The radiological characterisation device that is the subject matter of the invention can be used by directly exploiting the signals delivered by the measuring probe or probes and providing the processing of these signals “in line” by means of a simple report or table. An absolute measurement method is used. The radiological characterisation device is moved over at least one vertical in front of the scene to be characterised, hanging it from a pole and giving it one or more angular orientations per height. According to the signals delivered, it is possible to change the collimator, the thickness of one or other or both shielding screens or even the measuring probe.

In a variant, it is possible to carry out a posteriori processing. A relative measurement method is used. For a given ionising radiation source and a given collimator, a mapping of the scene observed will be drawn up in terms of dose rates. A definition will be made of the orientation angles that will be given to the characterisation device and therefore to the measuring probe, on either side of a zero angle in which the axis of sight of the collimator is substantially normal to the scene observed. A plurality of heights are also defined. For example, a measurement is made of the dose rate for a given height and a certain number of orientation angles. It is thus possible to trace a first mapping as illustrated in FIG. 7A. It delimits contamination and concentration points or regions. If the scene is then cleaned, it is possible to proceed with the finishing of this cleaning and a new series of measurements, and the formation of a new mapping with the same heights and the same angles in order to assess the efficacy of the decontamination. It is also possible, by changing the measuring probe in order to use a gamma spectrometry probe, to estimate the quality of the radio elements observed. It is then possible to couple the dose rate mapping with the gamma spectrum in order to estimate the activity of the scene observed.

FIGS. 7A, 7B and 7C are dose rate mappings of a casing containing a vessel for collecting and storing fission product solutions. The measurements were made at depths of between −1 metre and −5.25 metres. Scanning was carried out over a range of angles from −90° to +90°. The casing is situated in the basement of a building under a concrete slab 70. These mappings correspond to a state just before the start of the cleaning (FIG. 7A), to a state during cleaning (FIG. 7B) and to a final state of the cleaning (FIG. 7C).

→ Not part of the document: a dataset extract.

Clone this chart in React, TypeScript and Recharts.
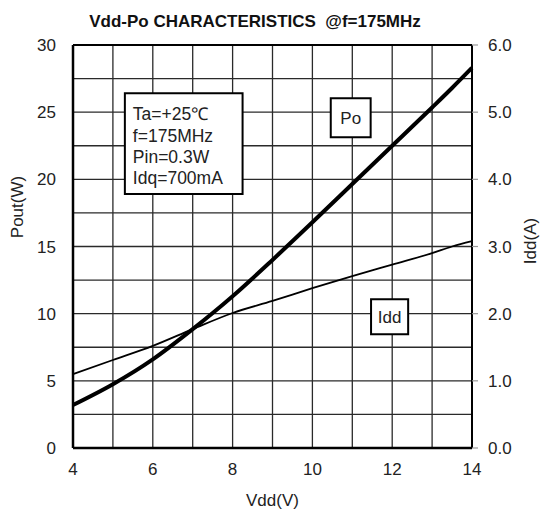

In FIG. 7A, three zones can be seen for which the contamination level is high. These are a zone no. 1, close to the ceiling, an intermediate zone no. 2 and a casing-bottom zone no. 3. Zone no. 1 is attributed to a pipe such as a sample-taking pot. Zone no. 2 is attributed to an internal part of the vessel of the ejector type or as being a marling zone. Zone no. 3 is attributed to the bottom of the vessel that still contains active solutions.

In FIG. 7B, it can be seen that the dose rates have decreased at least for zones 2 and 3. The inspection takes place when cleaning operations have begun and the vessel has been emptied. A new intense contamination zone, called zone 4, has appeared in the left-hand part of the map, at a height of between approximately −3.75 and −4.5 metres. It corresponds to pipes used for emptying the vessel. Zone no. 1 is still present since the sample-taking pot has not been treated.

The cleaning operations have continued, the vessel has been rinsed and the efficacy of the rinsing cannot be denied in FIG. 7C. Zone no. 4 has disappeared, the intensity of zone no. 3 has decreased. Only zone no. 1, which has not been decontaminated, remains intensely. The results of the mapping and the reports on efficacy of contamination are convincing and precise.

It will be understood that various changes and modifications can be made to the radiological characterisation device without departing from the scope of the invention.

Claims

1. Radiological characterization device comprising at least one collimated radiological measuring probe, a sensitive end of which is placed in an exchangeable collimator with an observation field, characterized in that the collimator is carried by a collimator holder, the assembly consisting of collimator and collimator holder being inserted in a stack between two shielding screens, the shielding screens being exchangeable so as to adjust the thickness thereof, the assembly consisting of collimator and collimator holder and the shielding screens providing protection of the probe vis-à-vis parasitic ionizing radiation coming from ionizing radiation sources situated outside the field of observation of the collimator, the collimator being substantially in a U shape with an opening and a bottom at which the sensitive end of the measuring probe is housed.

2. Radiological characterization device according to claim 1, in which the collimator holder is intended to house collimators having openings of different sizes.

3. Radiological characterization device according to claim 1, in which the measuring probe is exchangeable.

4. Radiological characterization device according to claim 1, in which the measuring probe is a gamma spectrometry probe or a dose rate probe.

5. Radiological characterization device according to claim 1, also comprising a removable probe holder in which the probe is placed, the probe holder, when it is housed in the collimator making it possible to position the sensitive end of the probe in the collimator.

6. Radiological characterization device according to claim 5, in which, when the probe holder houses several probes, they are arranged in a bundle.

7. Radiological characterization device according to claim 1, in which each shielding screen comprises one or more shielding plates, and when there are several plates are in a stack.

8. Radiological characterization device according to claim 7, in which a shielding plate adjacent to the collimator has a bevelled edge close to the opening of the collimator in order to increase its field of observation.

9. Radiological characterization device according to claim 1, in which one of the shielding screens comprises a through hole through which the probe passes.

10. Radiological characterization device according to claim 9, comprising also a removable probe holder, wherein the probe holder passes through the through hole.

11. Radiological characterization device according to claim 1, also comprising means of locking the shielding screens rotationally and translationally with respect to the collimator holder and the collimator.

12. Radiological characterization device according to claim 11, also comprising a visible or infrared camera and/or a telemetry device secured to the locking means and/or a spotlight.

13. Radiological characterization device according to claim 1, also comprising means of locking the probe when it is in place in the collimator.